When it comes to sharpness, there’s so much texture and clarity in the Philips OLED903’s native 4K playback that it makes other 4K TVs look like they’re barely performing above HD. Or, it makes the OLED903 look like it’s working at something nearer 8K!
In truth, of course, there aren’t any more pixels in the OLED903 than you get in other 4K TV. But Philips’ processing is so clever that it can, for want of a better description, make those pixels look better.
The OLED903’s processing also makes HD images look remarkably 4K like. Moreover, it does this without introducing edge ghosting and excessive ‘fizzing’. The only exception to this is if an HD source is particularly grainy. With this sort of image, the processing can exaggerate the grain a touch. But this isn’t a problem with the vast majority of sources.
Philips’ new Perfect Natural Reality system also does a mostly superb job of converting standard dynamic range content to HDR. It opens up the dynamic range hugely, especially at the peak brightness end of the light spectrum. Yet it does so without making the image look ‘flared out’. On the contrary, colours look more subtle in their toning post HDR upgrade, as well as more vivid.
The exceptional way that Perfect Natural Reality works across the whole image, rather than just focusing on its brightest and darkest areas, also contributes to the sharpness of the HD to 4K upscale.
The final key point about the Perfect Natural Reality system is that it’s mostly exceptionally clever about knowing which parts of the picture it can safely ‘expand’ without causing imbalances and colour issues.
With native 4K content, there’s a tiny trade off for the OLED903’s remarkable sharpness in the appearance of marginally more noise in expanses of mostly monotone colour, such as Mad Max’s light-blue skies.
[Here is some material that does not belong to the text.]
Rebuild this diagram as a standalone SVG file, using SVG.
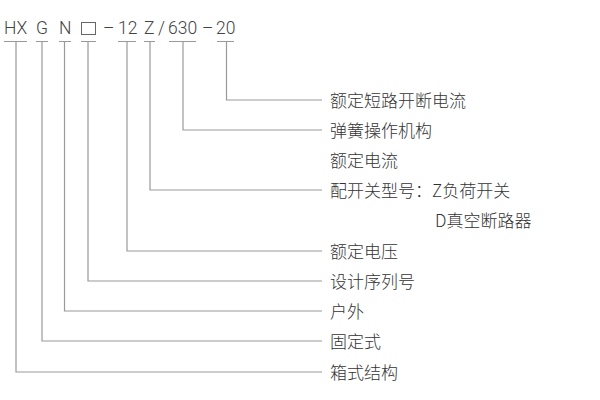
<svg xmlns="http://www.w3.org/2000/svg" width="600" height="400" viewBox="0 0 600 400">
<style>
.code{font-family:"Roboto","Liberation Sans","Noto Sans",sans-serif;font-weight:300;font-size:17.5px;fill:#444;}
.lbl{font-family:"Noto Sans CJK SC","Noto Sans",sans-serif;font-weight:300;font-size:17px;fill:#333;}
.ln{stroke:#9a9a9a;stroke-width:1.2;fill:none;}
</style>
<rect width="600" height="400" fill="#fff"/>
<g id="code">
<g id="seg-HX"><text class="code" x="4" y="34">HX</text></g>
<g id="seg-G"><text class="code" x="36" y="34">G</text></g>
<g id="seg-N"><text class="code" x="59" y="34">N</text></g>
<g id="seg-box"><rect x="81.5" y="22.5" width="14" height="12" fill="none" stroke="#666" stroke-width="1"/></g>
<g id="seg-dash1"><text class="code" x="103" y="34">–</text></g>
<g id="seg-12"><text class="code" x="118" y="34">12</text></g>
<g id="seg-Z"><text class="code" x="144" y="34">Z</text></g>
<g id="seg-slash"><text class="code" x="158" y="34">/</text></g>
<g id="seg-630"><text class="code" x="168" y="34">630</text></g>
<g id="seg-dash2"><text class="code" x="202" y="34">–</text></g>
<g id="seg-20"><text class="code" x="216" y="34">20</text></g>
</g>
<g id="connectors">
<path class="ln" d="M4,41.5H27 M36,41.5H48 M59,41.5H71 M81,41.5H96 M118,41.5H136 M144,41.5H155 M169,41.5H196 M217,41.5H234"/>
<path class="ln" d="M226.5,41.5V100H322"/>
<path class="ln" d="M183,41.5V130H322"/>
<path class="ln" d="M150,41.5V190H322"/>
<path class="ln" d="M127,41.5V251H322"/>
<path class="ln" d="M88,41.5V281H322"/>
<path class="ln" d="M64.5,41.5V311H322"/>
<path class="ln" d="M42,41.5V341H322"/>
<path class="ln" d="M16,41.5V372H322"/>
</g>
<g id="label-20"><text class="lbl" x="330" y="107">额定短路开断电流</text></g>
<g id="label-630-op"><text class="lbl" x="330" y="137">弹簧操作机构</text></g>
<g id="label-630-cur"><text class="lbl" x="330" y="167">额定电流</text></g>
<g id="label-Z"><text class="lbl" x="330" y="197">配开关型号：Z负荷开关</text><text class="lbl" x="435" y="227">D真空断路器</text></g>
<g id="label-12"><text class="lbl" x="330" y="258">额定电压</text></g>
<g id="label-box"><text class="lbl" x="330" y="288">设计序列号</text></g>
<g id="label-N"><text class="lbl" x="330" y="318">户外</text></g>
<g id="label-G"><text class="lbl" x="330" y="348">固定式</text></g>
<g id="label-HX"><text class="lbl" x="330" y="379">箱式结构</text></g>
</svg>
But the sharpness and detail strengths far outweigh the weaknesses.
Of course, the OLED903 also delivers all of OLED’s innate advantages. You can watch it from almost any angle without the contrast or colour taking a hit. It can also deliver its extremely punchy peak whites just a pixel away from its deepest blacks, with no black level compromise or ‘blooming’ around the bright object.
Whatever miracles the P5 engine is achieving to deliver the most HDR picture I’ve seen on an OLED TV, there are one or two issues to report.
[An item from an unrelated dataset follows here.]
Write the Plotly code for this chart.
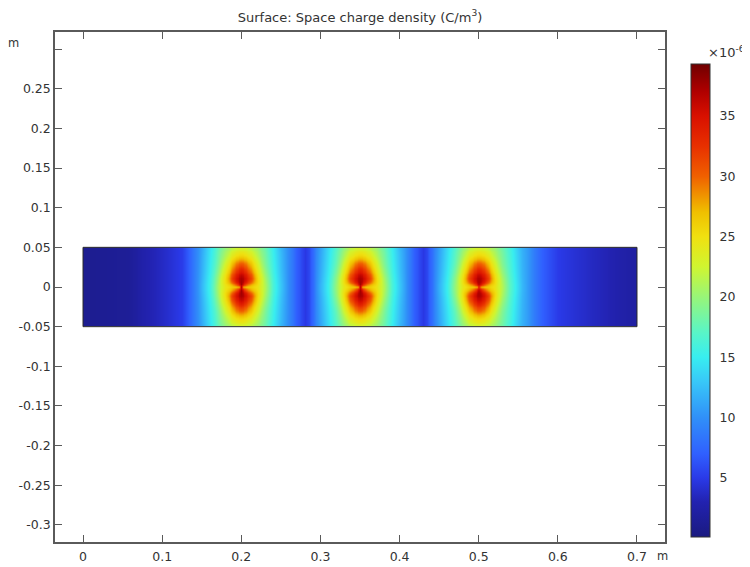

First, as noted in the Setup section, skin tones (and some similar fodder, such as sand) can look unnatural with some of the TV’s presets. I didn’t find this easy to fix, without compromising other aspects of the picture. This is one reason I recommend using the Vivid preset as your set-up starting point.
However, this Vivid preset occasionally seems to flicker, and has a tendency to exaggerate any compression noise that might be in a source. For instance, on occasion the sky in Mad Max: Fury Road on 4K Blu-ray can show exaggerated divisions between areas of tonal difference in the blues and greys, and quite pronounced blocking noise around the edges of these dividing lines. This issue reduces greatly with the other picture presets – but those presets make the picture look much less bright and punchy, and suffer the skin tone issue.
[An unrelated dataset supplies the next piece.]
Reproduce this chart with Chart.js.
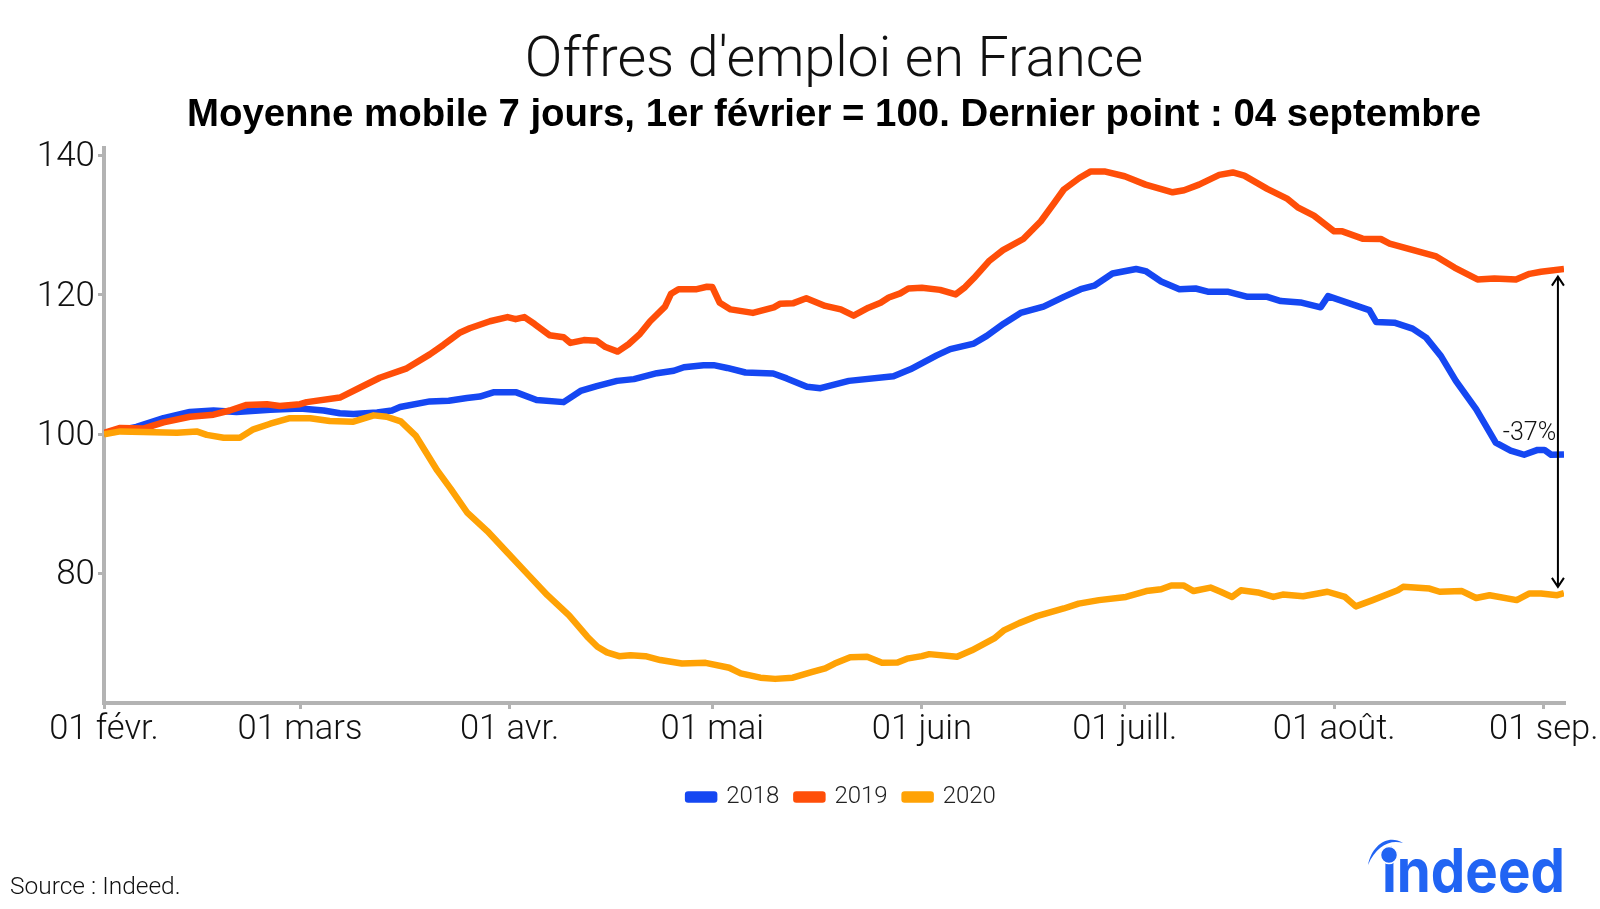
<!DOCTYPE html>
<html lang="fr">
<head>
<meta charset="utf-8">
<title>Offres d'emploi en France</title>
<script src="https://cdn.jsdelivr.net/npm/chart.js@4"></script>
<style>
  html, body { margin: 0; padding: 0; background: #fff; }
  #wrap { position: relative; width: 1600px; height: 909px; overflow: hidden; }
  #source { position: absolute; left: 10px; top: 871px; font: 300 24.5px Roboto, "Liberation Sans", sans-serif; color: #111; }
  #logo { position: absolute; left: 1360px; top: 825px; width: 220px; height: 84px; }
</style>
</head>
<body>
<div id="wrap">
  <canvas id="chart" width="1600" height="909"></canvas>
  <div id="source">Source : Indeed.</div>
  <svg id="logo" viewBox="1360 825 220 84">
    <path d="M1368 865 C1372 845 1388 834 1403 843 C1390 839 1376 846 1368 865 Z" fill="#2164f3"/>
    <text x="1382" y="892" font-family="Inter, Roboto, sans-serif" font-weight="700" font-size="60" textLength="183" lengthAdjust="spacingAndGlyphs" fill="#2164f3">indeed</text>
    <circle cx="1389" cy="855" r="8.5" fill="#2164f3" stroke="#fff" stroke-width="1.5"/>
  </svg>
</div>
<script>
// ==============================
// data (day 0 = 1 Feb)
// ==============================
const days2018 = [0,4.8,8.8,12.7,16.2,19.6,24.6,29,32.5,34.9,36.9,40.4,42.6,43.8,48.2,51,53.7,55.6,57.6,61,64,68,70.5,72.9,75.9,78.4,81.8,84.3,85.8,88.7,90.2,92.2,94.9,99,101,104,106,110.2,116.8,119.3,123.2,125.2,128.7,130.6,133.1,135.6,139,142,144.5,146.5,149.2,152.7,154.1,156.4,159.1,161.5,163.3,166.2,169.2,172.1,174.1,177,180,181.1,187.2,188.2,190.9,193.6,195.6,197.8,200,203,205.9,208.1,210.1,212.1,213.1,214.1,216];
const values2018 = [100.1,101.05,102.3,103.2,103.4,103.2,103.5,103.7,103.4,103,102.9,103.1,103.4,103.9,104.7,104.8,105.2,105.4,106,106,104.9,104.6,106.2,106.9,107.65,107.9,108.75,109.1,109.6,109.9,109.9,109.5,108.85,108.7,108,106.8,106.6,107.65,108.3,109.3,111.3,112.2,113,114.1,115.85,117.4,118.3,119.7,120.8,121.3,123.05,123.7,123.4,121.9,120.8,120.9,120.45,120.45,119.7,119.7,119.1,118.9,118.2,119.8,117.8,116.1,116,115.15,113.85,111.2,107.65,103.6,98.8,97.65,97.05,97.75,97.75,97.05,97.1];

const days2019 = [0,2.4,5.8,8.8,12.7,16.2,18.6,21.1,24.1,26,29,30,34.9,37.9,40.8,44.8,48.2,50.2,52.7,54.1,57.1,59.7,60.9,62.2,63.7,65.9,68,69,71,72.9,74.2,76,77.6,79.3,80.8,83,83.9,85,87.7,89.2,90,91.1,92.7,96,99.1,100,102,103.9,106.7,109,110.9,113.1,114.9,116.1,117.8,119,121,123.7,126,127.4,128.7,130.9,133,136,138.6,140.6,142,144.3,146,148,151,154.1,158.1,159.8,162,165,167,168.7,172.1,175.1,176.6,179,182,183.2,186.2,188.9,190.2,197.1,199.8,203.2,205.7,208.9,210.9,212.6,216];
const values2019 = [100.2,100.9,100.8,101.7,102.5,102.8,103.4,104.2,104.3,104.05,104.3,104.6,105.25,106.7,108.1,109.45,111.45,112.8,114.6,115.2,116.2,116.8,116.5,116.8,115.8,114.2,113.9,113.1,113.5,113.4,112.5,111.85,112.9,114.4,116.2,118.3,120.15,120.8,120.8,121.15,121.1,118.85,117.9,117.4,118.2,118.7,118.8,119.5,118.4,117.9,117,118.15,118.85,119.6,120.2,120.9,121,120.7,120.05,121.1,122.4,124.8,126.4,128,130.55,133.2,135.1,136.75,137.7,137.7,137,135.8,134.7,135,135.8,137.2,137.55,137.1,135.2,133.75,132.55,131.35,129.1,129.1,128.05,128,127.35,125.5,123.9,122.2,122.35,122.2,123,123.3,123.7];

const days2020 = [0,2.4,5.8,10.8,13.7,15.2,17.7,20.1,22.1,24.6,27.5,30.5,33.4,36.9,39.9,41.8,43.9,46.1,49.3,51.3,53.7,56.7,59.6,62.6,65.6,68.8,71.5,73,74.4,76.2,77.9,80.1,82.3,85.5,89,92.5,94.2,97.1,99.3,101.9,104.8,106.7,108.1,110.4,112.9,115.1,117.4,118.8,121,122.1,126.2,128.4,131.7,133.2,135.4,138,142,144.2,147.2,151.2,154.2,156.4,157.9,159.7,161.2,163.7,165.2,166.9,168.2,170.7,173,174.4,177.4,181,183.6,185.2,187.7,191.4,192.2,196.1,197.6,200.9,203,205,209,210.9,212.6,215,216];
const values2020 = [100,100.4,100.3,100.2,100.4,99.9,99.5,99.5,100.7,101.5,102.3,102.3,101.9,101.8,102.7,102.5,101.85,99.8,94.8,92.15,88.8,86.1,83.1,80,76.9,74,70.95,69.5,68.7,68.15,68.3,68.15,67.6,67.1,67.2,66.5,65.7,65.07,64.9,65.07,65.9,66.4,67.1,68,68.07,67.2,67.26,67.8,68.17,68.45,68.07,69,70.7,71.9,72.9,73.9,75,75.7,76.2,76.65,77.5,77.75,78.3,78.3,77.5,78,77.4,76.65,77.6,77.3,76.65,77,76.75,77.4,76.65,75.3,76.2,77.6,78.1,77.85,77.4,77.5,76.5,76.9,76.2,77.15,77.15,76.9,77.2];

const xTickDays = [0, 29, 60, 90, 121, 151, 182, 213];
const xTickLabels = ["01 févr.", "01 mars", "01 avr.", "01 mai", "01 juin", "01 juill.", "01 août.", "01 sep."];
const yTickValues = [80, 100, 120, 140];

// annotation
const gapDay = 215.1;
const gapTop = 122.6;
const gapBottom = 78.1;
const gapLabel = "-37%";
const gapLabelDay = 210.9;
const gapLabelValue = 100;

const LIGHT = 'Roboto, "Liberation Sans", sans-serif';
const GREY = "#b3b3b3";

const toPoints = (days, values) => days.map((d, i) => ({ x: d, y: values[i] }));

function line(label, days, values, color, order) {
    return {
        label: label,
        data: toPoints(days, values),
        borderColor: color,
        backgroundColor: color,
        borderWidth: 6.5,
        pointRadius: 0,
        tension: 0,
        borderJoinStyle: "round",
        order: order
    };
}

// double arrow + label, placed through the scales
const gapArrow = {
    id: "gapArrow",
    afterLayout(chart) {
        // legend sits a bit right of the plot centre in the original
        chart.legend.left += 8;
        chart.legend.right += 8;
    },
    afterDatasetsDraw(chart) {
        const { ctx, scales } = chart;
        const x = scales.x.getPixelForValue(gapDay);
        const y1 = scales.y.getPixelForValue(gapTop);
        const y2 = scales.y.getPixelForValue(gapBottom);
        ctx.save();
        ctx.strokeStyle = "#000";
        ctx.lineWidth = 2;
        ctx.beginPath();
        ctx.moveTo(x, y1);
        ctx.lineTo(x, y2);
        ctx.moveTo(x - 6, y1 + 9);
        ctx.lineTo(x, y1);
        ctx.lineTo(x + 6, y1 + 9);
        ctx.moveTo(x - 6, y2 - 9);
        ctx.lineTo(x, y2);
        ctx.lineTo(x + 6, y2 - 9);
        ctx.stroke();
        ctx.fillStyle = "#111";
        ctx.font = "300 25px " + LIGHT;
        ctx.textAlign = "center";
        ctx.textBaseline = "middle";
        ctx.fillText(gapLabel, scales.x.getPixelForValue(gapLabelDay), scales.y.getPixelForValue(gapLabelValue));
        ctx.restore();
    }
};

new Chart(document.getElementById("chart"), {
    type: "line",
    data: {
        datasets: [
            line("2018", days2018, values2018, "#1547f2", 3),
            line("2019", days2019, values2019, "#ff4e08", 2),
            line("2020", days2020, values2020, "#ffa205", 1)
        ]
    },
    options: {
        responsive: false,
        animation: false,
        layout: { padding: { top: 29, right: 36, bottom: 90, left: 0 } },
        plugins: {
            title: {
                display: true,
                text: "Offres d'emploi en France",
                fullSize: false,
                color: "#111",
                font: { family: LIGHT, size: 55.5, weight: "300" },
                padding: { top: 0, bottom: -3 }
            },
            subtitle: {
                display: true,
                text: "Moyenne mobile 7 jours, 1er février = 100. Dernier point : 04 septembre",
                fullSize: false,
                color: "#000",
                font: { family: '"Liberation Sans", sans-serif', size: 38.4, weight: "bold" },
                padding: { top: 0, bottom: 9 }
            },
            legend: {
                position: "bottom",
                fullSize: false,
                labels: {
                    boxWidth: 26,
                    boxHeight: 5,
                    padding: 17,
                    color: "#222",
                    font: { family: LIGHT, size: 24, weight: "300" },
                    sort: (a, b) => a.text.localeCompare(b.text)
                }
            },
            tooltip: { enabled: false }
        },
        scales: {
            x: {
                type: "linear",
                min: 0,
                max: 216,
                afterBuildTicks(axis) { axis.ticks = xTickDays.map(v => ({ value: v })); },
                afterFit(axis) { axis.height = 65; },
                border: { color: GREY, width: 4 },
                grid: { drawOnChartArea: false, color: GREY, lineWidth: 3, tickLength: 6 },
                ticks: {
                    autoSkip: false,
                    maxRotation: 0,
                    padding: 1,
                    color: "#111",
                    font: { family: LIGHT, size: 34.5, weight: "300" },
                    callback(v) { return xTickLabels[xTickDays.indexOf(v)]; }
                }
            },
            y: {
                min: 61.44,
                max: 141.1,
                afterBuildTicks(axis) { axis.ticks = yTickValues.map(v => ({ value: v })); },
                afterFit(axis) { axis.width = 104; },
                border: { color: GREY, width: 4 },
                grid: { drawOnChartArea: false, color: GREY, lineWidth: 3, tickLength: 6 },
                ticks: {
                    labelOffset: 2,
                    color: "#111",
                    font: { family: LIGHT, size: 35, weight: "300" }
                }
            }
        }
    },
    plugins: [gapArrow]
});
</script>
</body>
</html>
Finally, while Perfect Natural Reality mostly does an excellent job of converting SDR to HDR, on occasion the light-range expansion seems more aggressive than the colour expansion, leaving one or two tones looking a touch flat.
Nevertheless, the Philips OLED903 emphatically deserves the performance section of the review to finish on a high. And its remarkable built-in soundbar lets me do exactly that.
The power this manages to produce from its forward-facing drivers is exceptional. Sound is driven towards you, expanding to fill even large rooms in a way you just don’t get with typical (often rear-mounted) TV audio systems.
Dialogue sounds richly rounded and beautifully intelligible at all times. It also seems to be coming from the screen, rather than the speaker below the screen. Bass is open and deep, but also punchy and well timed. It latches on to the bottom of the mid-range without any obvious gaps.
At the other end of the audio spectrum, trebles sound clean and lively. They add plenty of detail to film soundtracks and music alike, without sounding harsh or thin. In fact, it’s hard to think of a more musical-sounding TV speaker system. At least since Sony stopped using front-facing, magnetic fluid speakers on its high-end TVs a few years back. This impressive musicality must surely be down to the ‘Bowers & Wilkins effect’.
Wrapping up the outstanding audio performance is an exceptionally dynamic and open mid-range that wouldn’t sound out of place on a good external soundbar. Which is actually pretty important, I guess, given that Philips is essentially charging as much for the OLED903’s built-in soundbar (comparing its price with the step down 803 TV) as you’d expect to pay for a decent external soundbar.
Why buy a Philips OLED903?
If you want the sharpest 4K and brightest, most dynamic HDR pictures the OLED TV world has to offer, the Philips OLED903 is the TV for you. Especially if you also like Ambilight and want built-in audio that rivals many external soundbars.
If you already have or want an external sound system, you could save your cash and get a 65OLED803. As we’ll hopefully be confirming in a review soon, the 803 should deliver the same picture quality as the 903, but for £500 less.
The Panasonic FZ950/952 OLED offers some beautifully refined and natural OLED pictures, but doesn’t deliver HDR so aggressively.
Sony’s AF8 OLED TVs also offer plenty of colour and contrast refinement, but look duller than the Philips set and currently suffer a dimming issue if what you’re watching contains static image elements. The AF8’s system of using its screen to produce its sound delivers a pleasingly large-scale and open soundstage, although it lacks the bass of the OLED903’s audio.
LG’s E8 range is, on paper, a challenger for the OLED903 thanks to its powerful Dolby Atmos-capable sound system. Actually, though, the Philips model sounds much better overall – especially when it comes to avoiding distortions and opening up its scale to handle action scenes.
Verdict
The Philips OLED903 takes OLED technology to picture and sound places I didn’t think it could go. The result is the most brilliantly impactful HDR pictures the OLED TV world has delivered to date, accompanied by an audio performance that wouldn’t sound out of place on a good separate soundbar.